Ottoman Empire and the Turkish railway network, 1914
At the beginning of the twentieth century, the Ottoman railway network connected the Middle East to an extent that is unthinkable today. Although it is found mostly dismantled across the region today, the traces of this former network are embedded with both the memory and possibility of connection.
Traces of the railway tracks near Massoudieh, 2012
Mobility in the region was initially provided by colonial powers that sought to facilitate transport for diverse purposes. The first railway route, constructed by a French firm, was inaugurated in 1892, connecting Jaffa and Jerusalem. This approximately ninety-kilometer stretch opened Jerusalem to European visitors arriving in Jaffa. Shortly thereafter, the Ottomans began building a series of routes that extended train service into the north of Palestine. This railway, named after the Hedjaz region, aimed to connect Damascus with Medina and Mecca, facilitating pilgrimage to the holy cities. Later it was also military-related transport demands during WWI that accelerated the construction of railways in Palestine. Both the Ottomans and the British created new routes while they simultaneously disconnected others, relocating the raw materials, the rails’ wood and iron, to the most strategic sites on different occasions. After defeating the Ottomans, the British took over the network and founded Palestine Railways, which reestablished civilian train service and intensified commercial and recreational use of the railway.
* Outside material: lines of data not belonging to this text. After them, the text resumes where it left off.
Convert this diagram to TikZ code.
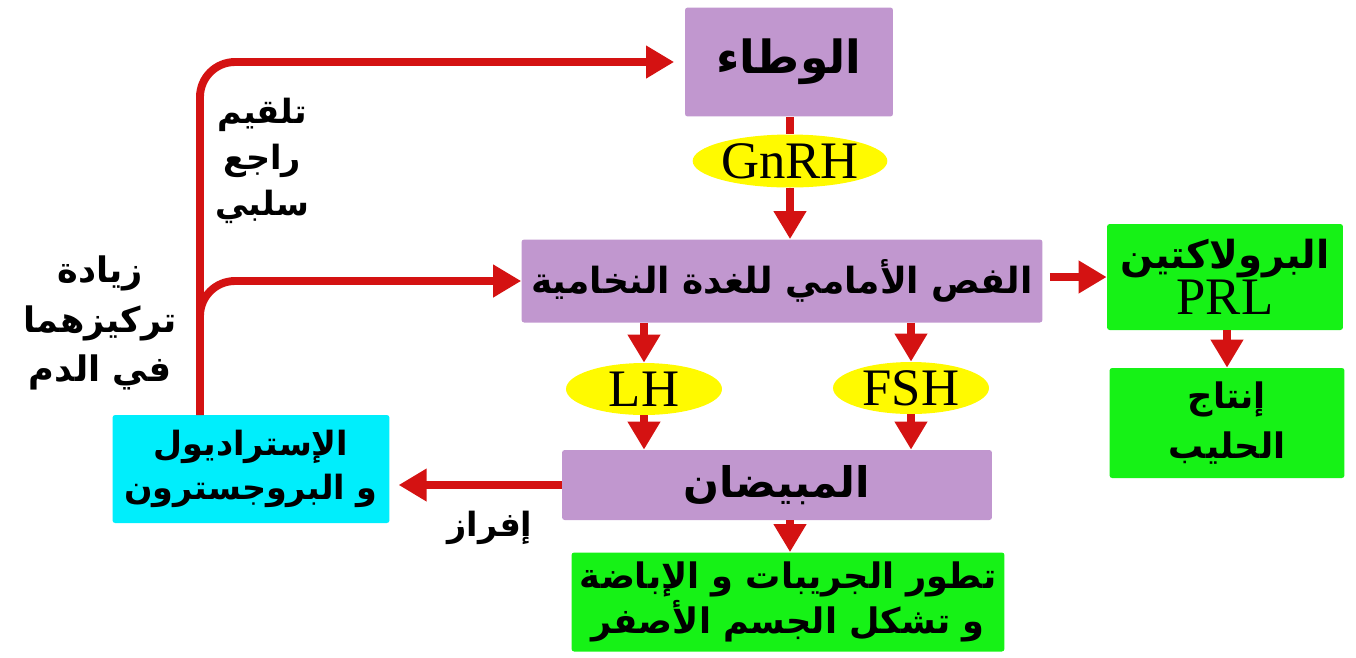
\documentclass[tikz,border=0pt]{standalone}
\usepackage{fontspec}
\usepackage{tikz}
\usetikzlibrary{shapes.geometric,arrows.meta}
\setmainfont{Liberation Serif}
\newfontfamily\arabicfont[Script=Arabic]{DejaVu Sans}
\TeXXeTstate=1
\newcommand{\arb}[1]{{\arabicfont\bfseries\beginR #1\endR}}
\definecolor{organpurple}{RGB}{193,151,207}
\definecolor{effectgreen}{RGB}{22,242,22}
\definecolor{steroidcyan}{RGB}{0,238,252}
\definecolor{hormyellow}{RGB}{255,250,0}
\definecolor{arrowred}{RGB}{212,18,18}

\begin{document}
\begin{tikzpicture}[x=0.02cm,y=-0.02cm,
  organ/.style={fill=#1, rounded corners=1.5pt, inner sep=0pt, align=center,
    font=\fontsize{19}{25}\selectfont},
  hormone/.style={ellipse, fill=hormyellow, inner sep=0pt, minimum width=3.12cm,
    minimum height=1.04cm, font=\fontsize{30}{30}\selectfont},
  redarrow/.style={draw=arrowred, line width=4.5pt, -{Triangle[length=0.56cm,width=0.62cm]}},
  redline/.style={draw=arrowred, line width=4.5pt},
  note/.style={align=center, font=\fontsize{19}{26}\selectfont}]
\useasboundingbox (0,0) rectangle (1356,657);
\node[organ=organpurple, minimum width=4.16cm, minimum height=2.18cm, font=\fontsize{26}{30}\selectfont] (wata) at (789,62) {\arb{الوطاء}};
\node[hormone, minimum width=3.36cm, minimum height=1.06cm] (gnrh) at (790,161) {GnRH};
\node[organ=organpurple, minimum width=10.42cm, minimum height=1.66cm, font=\fontsize{20.5}{25}\selectfont] (ant) at (782,281) {\arb{الفص الأمامي للغدة النخامية}};
\node[organ=effectgreen, minimum width=4.72cm, minimum height=2.12cm, font=\fontsize{22}{25}\selectfont] (prl) at (1225,277) {\arb{البرولاكتين}\\{\fontsize{30}{30}\selectfont PRL}};
\node[organ=effectgreen, minimum width=4.7cm, minimum height=2.2cm, font=\fontsize{20}{28}\selectfont] (milk) at (1227,423) {\arb{إنتاج}\\\arb{الحليب}};
\node[hormone] (lh) at (644,389) {LH};
\node[hormone] (fsh) at (911,388) {FSH};
\node[organ=organpurple, minimum width=8.6cm, minimum height=1.4cm, font=\fontsize{24}{30}\selectfont] (ovary) at (777,485) {\arb{المبيضان}};
\node[organ=effectgreen, minimum width=8.66cm, minimum height=1.98cm, font=\fontsize{20}{25.5}\selectfont] (follicle) at (788,602) {\arb{تطور الجريبات و الإباضة}\\\arb{و تشكل الجسم الأصفر}};
\node[organ=steroidcyan, minimum width=5.54cm, minimum height=2.16cm] (steroids) at (251,469) {\arb{الإستراديول}\\\arb{و البروجسترون}};
\node[note] (feedback) at (262,161) {\arb{تلقيم}\\\arb{راجع}\\\arb{سلبي}};
\node[note, font=\fontsize{20}{28}\selectfont] (rise) at (100,323) {\arb{زيادة}\\\arb{تركيزهما}\\\arb{في الدم}};
\node[note] (secrete) at (490,528) {\arb{إفراز}};
\coordinate (riser) at (200,415);
\coordinate (fork) at (200,335);
\draw[redline] (wata.south -| gnrh) -- (gnrh.north);
\draw[redarrow] (gnrh.south) -- (ant.north -| gnrh);
\draw[redarrow] (ant.south -| lh) -- (lh.north);
\draw[redarrow] (ant.south -| fsh) -- (fsh.north);
\draw[redarrow] (lh.south) -- (ovary.north -| lh);
\draw[redarrow] (fsh.south) -- (ovary.north -| fsh);
\draw[redarrow] (ovary.south -| gnrh) -- (follicle.north -| gnrh);
\draw[redarrow, shorten <=4pt] (ant.east |- prl.west) -- (prl.west);
\draw[redarrow] (prl.south -| milk) -- (milk.north);
\draw[redarrow, shorten >=5pt] (ovary.west) -- (ovary.west -| steroids.east);
\draw[redarrow, rounded corners=0.7cm, shorten >=6pt] (riser) |- (wata.west);
\draw[redarrow, rounded corners=0.7cm] (fork) |- (ant.west);
\end{tikzpicture}
\end{document}
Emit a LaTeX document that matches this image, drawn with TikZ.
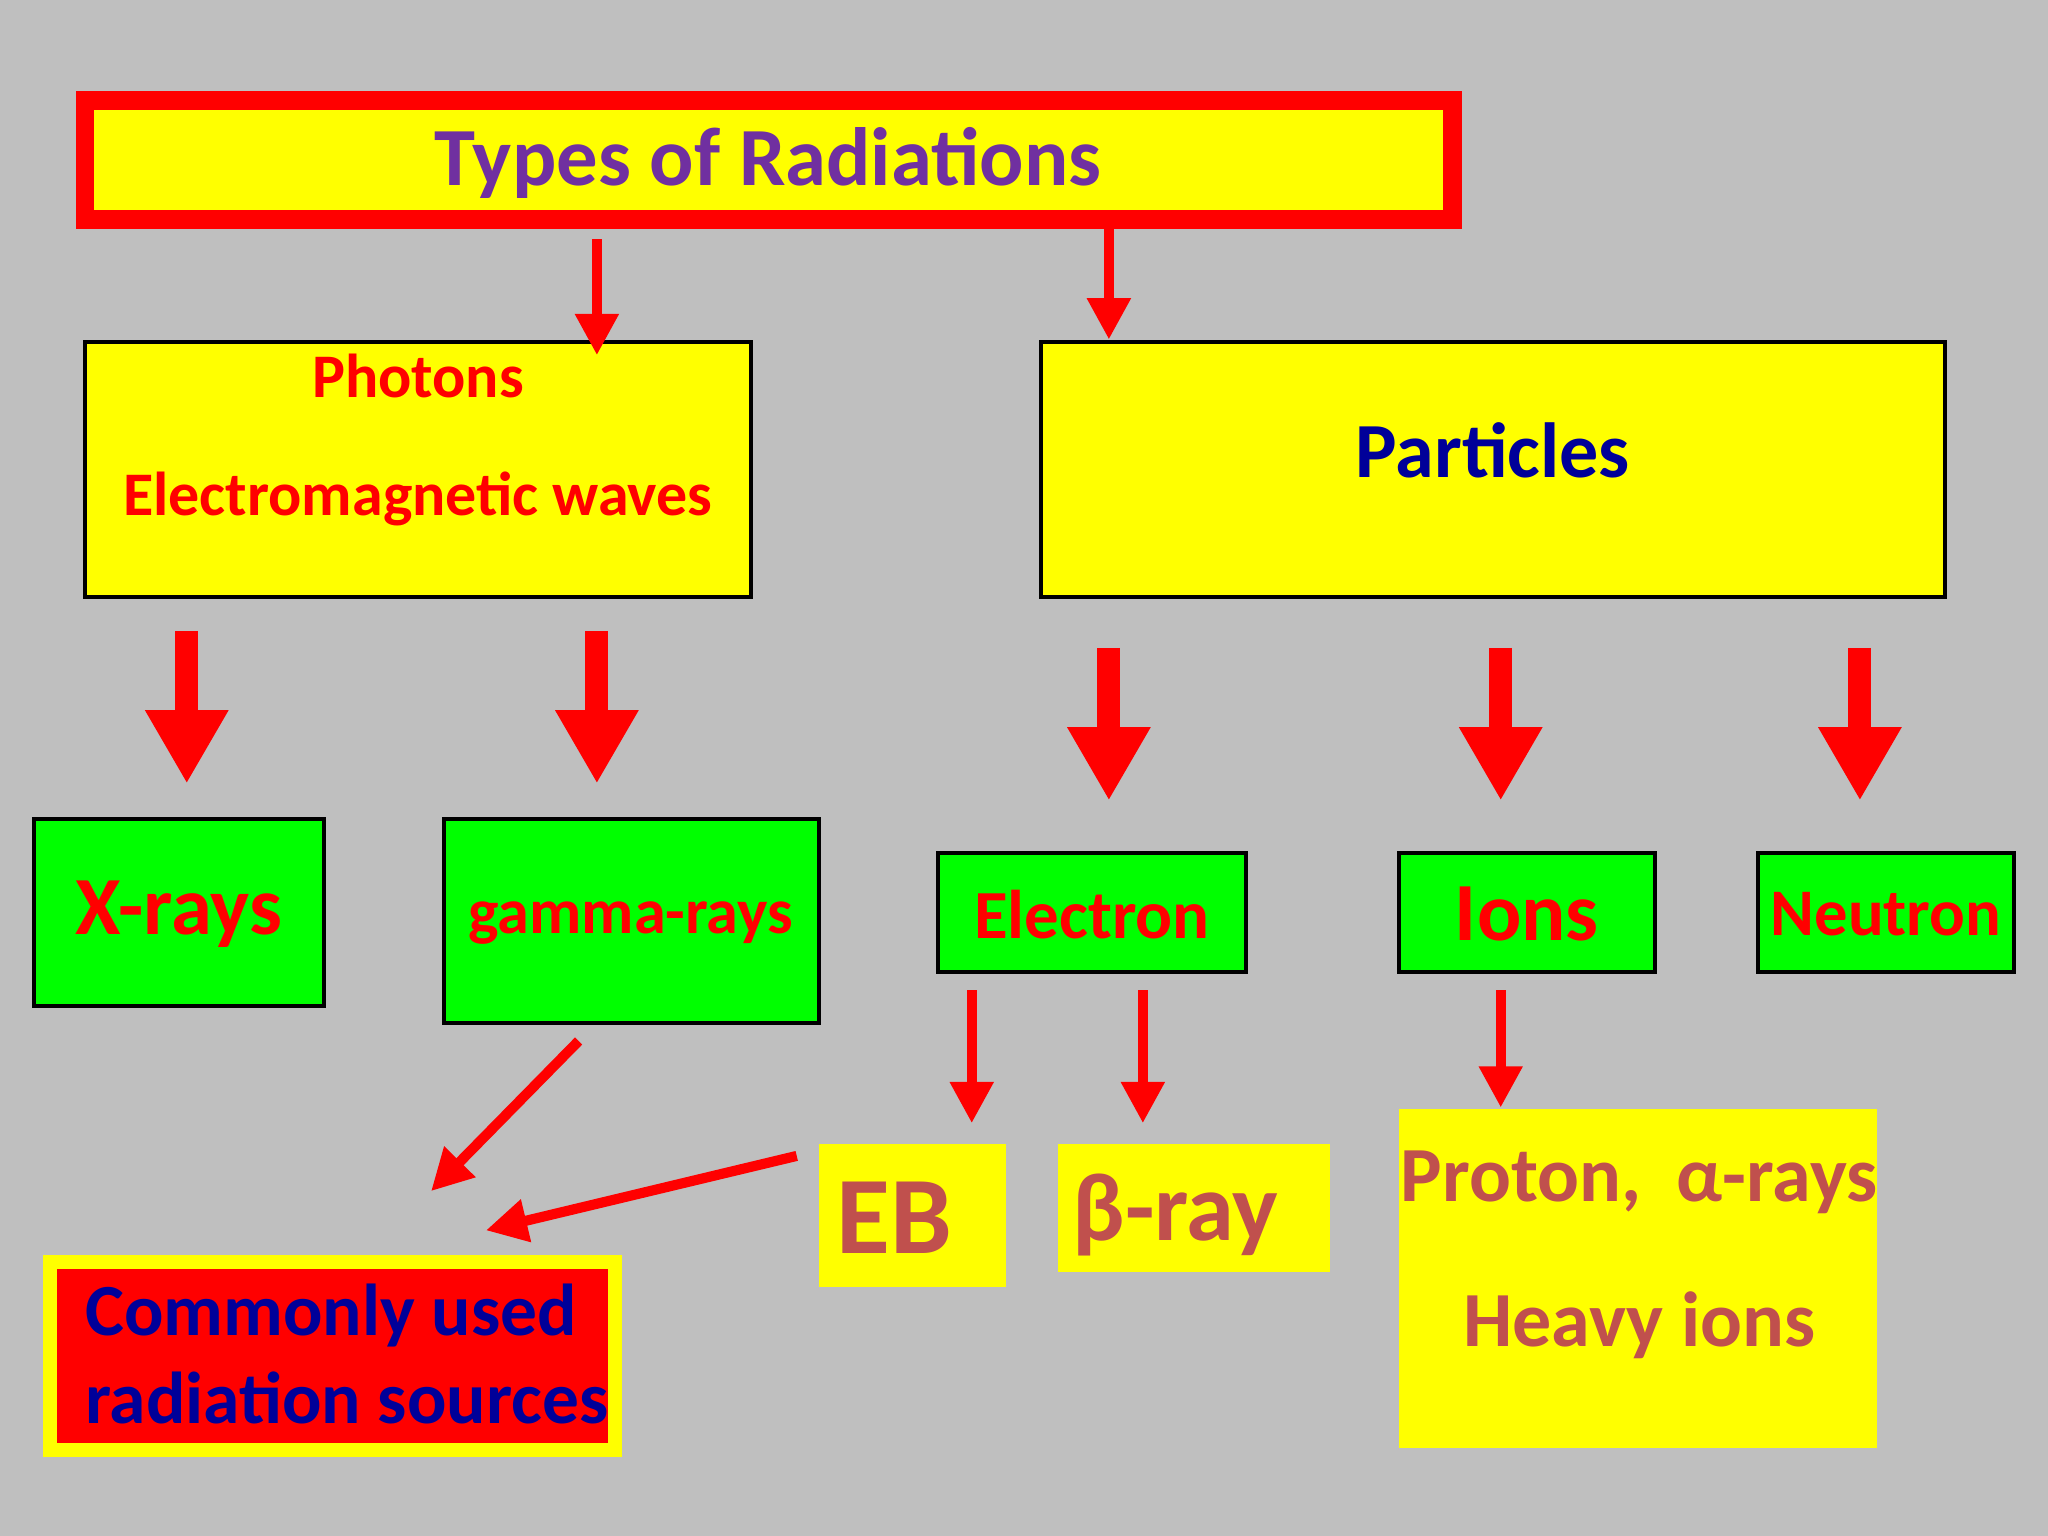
\documentclass[tikz,border=0pt]{standalone}
\usepackage{fontspec}
\setmainfont{Carlito}
\usetikzlibrary{arrows.meta}
\definecolor{bg}{HTML}{BFBFBF}
\definecolor{ry}{HTML}{FFFF00}
\definecolor{rg}{HTML}{00FF00}
\definecolor{rr}{HTML}{FF0000}
\definecolor{purp}{HTML}{7030A0}
\definecolor{dblue}{HTML}{000099}
\definecolor{brn}{HTML}{C0504D}
\begin{document}
\begin{tikzpicture}[x=0.01cm,y=-0.01cm,
  ybox/.style={fill=ry,draw=black,line width=0.8pt},
  gbox/.style={fill=rg,draw=black,line width=0.8pt},
  pbox/.style={fill=ry,draw=none},
  thin arr/.style={draw=rr,line width=2.2pt,-{Triangle[length=9pt,width=9pt]}},
  thick arr/.style={draw=rr,line width=5pt,-{Triangle[length=16pt,width=17pt]}},
  lbl/.style={font=\bfseries}]
\fill[bg] (0,0) rectangle (1568,1176);
\draw[fill=ry,draw=rr,line width=4pt] (65,77) rectangle (1112,168);
\node[lbl,text=purp,font=\bfseries\fontsize{18}{20}\selectfont] (title) at (588,125) {Types of Radiations};
\draw[ybox] (65,262) rectangle (575,457);
\draw[ybox] (797,262) rectangle (1489,457);
\node[text=rr,font=\bfseries\fontsize{13.5}{16}\selectfont] (ph) at (320,288) {Photons};
\node[text=rr,font=\bfseries\fontsize{13.5}{16}\selectfont] (em) at (320,382) {Electromagnetic waves};
\node[text=dblue,font=\bfseries\fontsize{17}{20}\selectfont] (pa) at (1143,345) {Particles};
\coordinate (t1) at (457,183); \coordinate (t1e) at (457,272);
\coordinate (t2) at (849,172); \coordinate (t2e) at (849,260);
\draw[thin arr] (t1) -- (t1e);
\draw[thin arr] (t2) -- (t2e);
\foreach \x/\a/\b in {143/483/600,457/483/600,849/496/613,1149/496/613,1424/496/613}
  \draw[thick arr] (\x,\a) -- (\x,\b);
\draw[gbox] (26,627) rectangle (248,770);
\draw[gbox] (340,627) rectangle (627,783);
\draw[gbox] (718,653) rectangle (954,744);
\draw[gbox] (1071,653) rectangle (1267,744);
\draw[gbox] (1346,653) rectangle (1542,744);
\node[text=rr,font=\bfseries\fontsize{18}{20}\selectfont] (xr) at (137,700) {X-rays};
\node[text=rr,font=\bfseries\fontsize{14}{16}\selectfont] (gr) at (483,707) {gamma-rays};
\node[text=rr,font=\bfseries\fontsize{15}{16}\selectfont] (el) at (836,700) {Electron};
\node[text=rr,font=\bfseries\fontsize{18}{20}\selectfont] (io) at (1169,700) {Ions};
\node[text=rr,font=\bfseries\fontsize{14.5}{16}\selectfont] (ne) at (1444,700) {Neutron};
\draw[thin arr] (744,758) -- (744,860);
\draw[thin arr] (875,758) -- (875,860);
\draw[thin arr] (1149,758) -- (1149,848);
\fill[ry] (627,876) rectangle (770,985);
\fill[ry] (810,876) rectangle (1018,974);
\fill[ry] (1071,849) rectangle (1437,1109);
\node[text=brn,font=\bfseries\fontsize{24}{26}\selectfont] (eb) at (685,932) {EB};
\node[text=brn,font=\bfseries\fontsize{21}{24}\selectfont] (br) at (900,930) {β-ray};
\node[text=brn,font=\bfseries\fontsize{17}{20}\selectfont] (pr) at (1255,905) {Proton,~ α-rays};
\node[text=brn,font=\bfseries\fontsize{17}{20}\selectfont] (hi) at (1255,1015) {Heavy ions};
\draw[thin arr] (443,797) -- (330,912);
\draw[thin arr] (610,885) -- (372,942);
\draw[fill=rr,draw=ry,line width=3pt] (38,966) rectangle (471,1110);
\node[text=dblue,font=\bfseries\fontsize{16}{22}\selectfont,anchor=west] (c1) at (53,1007) {Commonly used};
\node[text=dblue,font=\bfseries\fontsize{16}{22}\selectfont,anchor=west] (c2) at (53,1070) {radiation sources};
\end{tikzpicture}
\end{document}
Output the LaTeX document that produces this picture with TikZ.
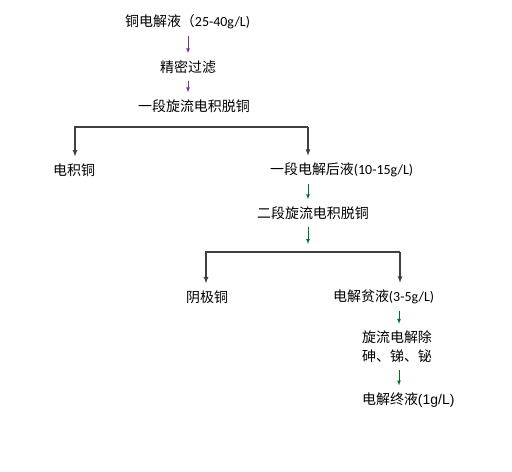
\documentclass[tikz,border=0pt]{standalone}
\usepackage{fontspec}
\setmainfont{Carlito}
\newfontfamily\cjk{Noto Sans CJK SC}
\newfontfamily\arial{Liberation Sans}
\usetikzlibrary{arrows}
\definecolor{flowpurple}{RGB}{112,48,160}
\definecolor{flowgreen}{RGB}{0,110,40}

\tikzset{
  lbl/.style={anchor=west, inner sep=0pt, font=\fontsize{14}{19}\selectfont},
  flowp/.style={-latex, line width=0.7pt, color=flowpurple, shorten <=7bp, shorten >=7bp},
  flowg/.style={-latex, line width=0.7pt, color=flowgreen, shorten <=7bp, shorten >=7bp},
  branch/.style={-latex, line width=1.2pt, color=black!75, shorten >=7bp},
}

\begin{document}
\begin{tikzpicture}[x=1bp, y=-1bp]
\useasboundingbox (0,0) rectangle (512,472);
%columns of the small arrows
\coordinate (col1) at (188,0);
\coordinate (col2) at (308,0);
\coordinate (col3) at (399,0);

%nodes
\node[lbl] (feed) at (125,22) {{\cjk 铜电解液（}25-40g/L)};
\node[lbl] (filter) at (160,67) {\cjk 精密过滤};
\node[lbl] (ew1) at (138,106) {\cjk 一段旋流电积脱铜};
\node[lbl] (cu1) at (53,170) {\cjk 电积铜};
\node[lbl] (sol1) at (270,170) {{\cjk 一段电解后液}(10-15g/L)};
\node[lbl] (ew2) at (257,213) {\cjk 二段旋流电积脱铜};
\node[lbl] (cu2) at (186,297) {\cjk 阴极铜};
\node[lbl] (sol2) at (333,297) {{\cjk 电解贫液}(3-5g/L)};
\node[lbl, align=left] (purify) at (362,347) {\cjk 旋流电解除\\\cjk 砷、锑、铋};
\node[lbl] (sol3) at (362,400) {{\cjk 电解终液}{\arial (1g/L)}};

%small arrows
\draw[flowp] (feed.south -| col1) -- (filter.north -| col1);
\draw[flowp] (filter.south -| col1) -- (ew1.north -| col1);
\draw[flowg] (sol1.south -| col2) -- (ew2.north -| col2);
\draw[flowg] (sol2.south -| col3) -- (purify.north -| col3);
\draw[flowg] (purify.south -| col3) -- (sol3.north -| col3);

%first split
\coordinate (s1l) at (75,127);
\coordinate (s1r) at (308,127);
\draw[branch] (s1r) -- (s1l) -- (s1l |- cu1.north);
\draw[branch] (s1r) -- (s1r |- sol1.north);

%second split
\coordinate (s2m) at (308,244);
\coordinate (s2l) at (206,252);
\coordinate (s2r) at (400,252);
\draw[flowg, shorten >=0pt] (ew2.south -| col2) -- (s2m);
\draw[branch] (s2r) -- (s2l) -- (s2l |- cu2.north);
\draw[branch] (s2r) -- (s2r |- sol2.north);
\end{tikzpicture}
\end{document}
Geopolitical developments in the region have greatly influenced the network, such that the former lines and stations have become part of radically different contexts. With the creation of distinct, sometimes antagonistic nation states across the Arab world and the establishment of the Israel in 1948, the network was broken into isolated circuits that were soon dismantled. These remaining fragments situated within different countries only sporadically cross national borders. In Palestine, the sections of the tracks now within the State of Israel were partly reestablished under the Israeli public railway system. However, in what was once the core of the network—today the West Bank and Gaza—the lines are in ruin and out of service. The sites of the remains of this infrastructure tell the story of transformation resulting from the Nakba and ongoing occupation.